I agree completely. And I'd just like to say that your guys never seem less than believable to me.

::sends hugs and a virtual hanky for Kit::


...It's a talent. Like being able to do it right ::grin::
I think it's reporter's fear. If I'm dealing with real people, I feel an obligation to get it right, by which I mean not "rings true", which I feel about any story, but "factually accurate". And not just the facts, but the facts in the right proportions to each other. I feel inhibited from distorting or distilling the character for my own purposes. Doubly so if it's in a direction I don't think they'd approve of.

Any creation of a character involves a leap of faith and empathy which can't be verified. I may come up with someone who fits all the observed facts and makes sense as *a* living, breathing, motivated human being. But I'm not going to come up with the same personality that the real one would have had. And when it's a real person, and a real famous beloved person who other people have passionate opinions about at that, the weight of getting it culpably wrong hangs too heavy on me. I play it safe and try not to say anything anyone would object to, try to let the historical record speak for itself, but of course even the most thoroughly documented person alive is bare bones indeed. It doesn't work. They come out flat, and disappoint everybody but enrage none.

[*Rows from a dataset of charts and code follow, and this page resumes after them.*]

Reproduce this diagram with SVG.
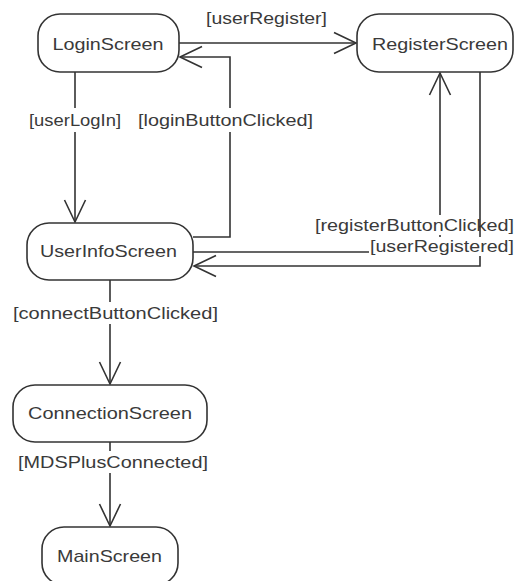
<svg xmlns="http://www.w3.org/2000/svg" width="515" height="581" viewBox="0 0 515 581">
  <style>
    .state rect { fill: #ffffff; stroke: #333333; stroke-width: 1.6; }
    .state text { font-family: "Liberation Sans", Arial, sans-serif; font-size: 17px; fill: #3a3a3a; text-anchor: middle; }
    .edge path { fill: none; stroke: #333333; stroke-width: 1.6; }
    .edge text { font-family: "Liberation Sans", Arial, sans-serif; font-size: 17px; fill: #3a3a3a; }
    .bg { fill: #ffffff; }
  </style>
  <defs>
    <marker id="open-arrow" markerUnits="userSpaceOnUse" viewBox="-24 -12 26 24" refX="0" refY="0" markerWidth="26" markerHeight="24" orient="auto">
      <path d="M-22,-10.5 L0,0 L-22,10.5" fill="none" stroke="#333333" stroke-width="1.6"/>
    </marker>
  </defs>

  <!-- transitions -->
  <g id="connectors">
    <g class="edge" id="e-userRegister">
      <path d="M179,43 H356" marker-end="url(#open-arrow)"/>
      <text x="206" y="24" textLength="121" lengthAdjust="spacingAndGlyphs">[userRegister]</text>
    </g>
    <g class="edge" id="e-loginButtonClicked">
      <path d="M193,237 H230 V57 H180" marker-end="url(#open-arrow)"/>
      <rect class="bg" x="136" y="108" width="180" height="24"/>
      <text x="138" y="126" textLength="175" lengthAdjust="spacingAndGlyphs">[loginButtonClicked]</text>
    </g>
    <g class="edge" id="e-userLogIn">
      <path d="M75,72 V222" marker-end="url(#open-arrow)"/>
      <rect class="bg" x="28" y="108" width="95" height="24"/>
      <text x="29" y="126" textLength="92" lengthAdjust="spacingAndGlyphs">[userLogIn]</text>
    </g>
    <g class="edge" id="e-registerButtonClicked">
      <path d="M193,252 H440 V73" marker-end="url(#open-arrow)"/>
      <rect class="bg" x="313" y="215" width="202" height="20"/>
      <text x="315" y="231" textLength="199" lengthAdjust="spacingAndGlyphs">[registerButtonClicked]</text>
    </g>
    <g class="edge" id="e-userRegistered">
      <path d="M480,72 V266 H194" marker-end="url(#open-arrow)"/>
      <rect class="bg" x="369" y="237" width="146" height="19"/>
      <text x="370" y="252" textLength="144" lengthAdjust="spacingAndGlyphs">[userRegistered]</text>
    </g>
    <g class="edge" id="e-connectButtonClicked">
      <path d="M110,280 V384" marker-end="url(#open-arrow)"/>
      <rect class="bg" x="11" y="302" width="210" height="22"/>
      <text x="13" y="319" textLength="205" lengthAdjust="spacingAndGlyphs">[connectButtonClicked]</text>
    </g>
    <g class="edge" id="e-MDSPlusConnected">
      <path d="M110,442 V526" marker-end="url(#open-arrow)"/>
      <rect class="bg" x="16" y="451" width="194" height="22"/>
      <text x="18" y="468" textLength="190" lengthAdjust="spacingAndGlyphs">[MDSPlusConnected]</text>
    </g>
  </g>

  <!-- states -->
  <g class="state" id="LoginScreen">
    <rect x="38" y="14" width="141" height="58" rx="22" ry="22"/>
    <text x="108" y="50" textLength="111" lengthAdjust="spacingAndGlyphs">LoginScreen</text>
  </g>
  <g class="state" id="RegisterScreen">
    <rect x="357" y="14" width="156" height="58" rx="22" ry="22"/>
    <text x="440" y="50" textLength="136" lengthAdjust="spacingAndGlyphs">RegisterScreen</text>
  </g>
  <g class="state" id="UserInfoScreen">
    <rect x="27" y="223" width="166" height="57" rx="22" ry="22"/>
    <text x="108.5" y="257" textLength="137" lengthAdjust="spacingAndGlyphs">UserInfoScreen</text>
  </g>
  <g class="state" id="ConnectionScreen">
    <rect x="13" y="385" width="194" height="57" rx="22" ry="22"/>
    <text x="110" y="419" textLength="164" lengthAdjust="spacingAndGlyphs">ConnectionScreen</text>
  </g>
  <g class="state" id="MainScreen">
    <rect x="42" y="527" width="136" height="58" rx="22" ry="22"/>
    <text x="109.5" y="562" textLength="105" lengthAdjust="spacingAndGlyphs">MainScreen</text>
  </g>
</svg>
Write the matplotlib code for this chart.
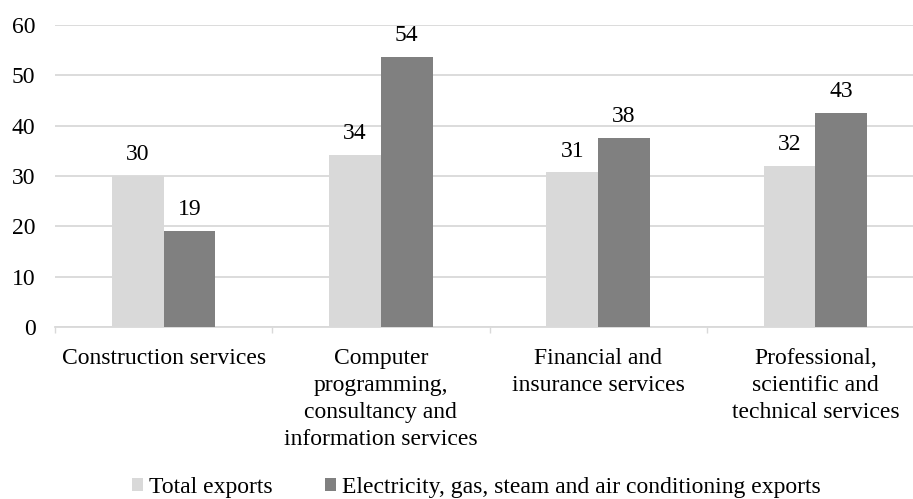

This is, of course, why I don't write historical fiction. I don't even like real world settings if I can avoid it, since I can feel guiltily responsible for misportraying the landscape. I'll admit to being a little boggled as to why people who can't get over this do. But maybe it's erring in the other direction: those bare bones speak so to them that they don't realize how much flesh they need to add for the rest of us.


Oh my

That's *brilliant*.

And I think you've got it exactly right. Wow.

Re: Oh my

*blush* Thanks.

Or, you know, they're not very good writers. That could be a thing too. Sometimes I make things more complicated than they need to be.

What I really don't get is people developing historical characters who seem to feel the need to run directly counter to what we know of the person. I run into this all the time when trying to read mysteries with various famous personages as the detective. I always end up throwing the book across the room yelling "Beau Brummell would never do that!" as if the Beau were an old friend of mine.


Re: Oh my

I always end up throwing the book across the room yelling "Beau Brummell would never do that!" as if the Beau were an old friend of mine.

I fully expect the Oxfordians to be burning crosses on my lawn if I ever sell this thing.

But I can't help it! Edward de Vere was a prick!

Re: Oh my

Heh. I have no idea who that is, so I'm content to take your word for it. :)

BTW, did you see that Mitzi Szereto is calling for submissions for an anthology of erotica (to be published by Cleis Press) featuring famous historical characters? Dunno if you're into erotica but I figured it was worth mentioning. I found it in dakinigrl's live journal, and besides submitting a story myself, I've been suggesting it to various friends with historical bees in their bonnets ever since.


Re: Oh my

I have seen that. And it looks like a lot of very good people are submitting to it--I just don't have anything appropriate.

Re: Oh my

I think that's what paralyzed Tim Powers in Declare: he had TOO MANY FACTS about Kim Philby, and he got completely obsessed with fitting them all in. And thus, to me, the book feels like a wired-together compendium of trivia. Same problem I had with Expiration Date.

Powers writes historical characters brilliantly as walk-ons; it's one of the things I love best about The Anubis Gates. But lately, I think that bear's been on top.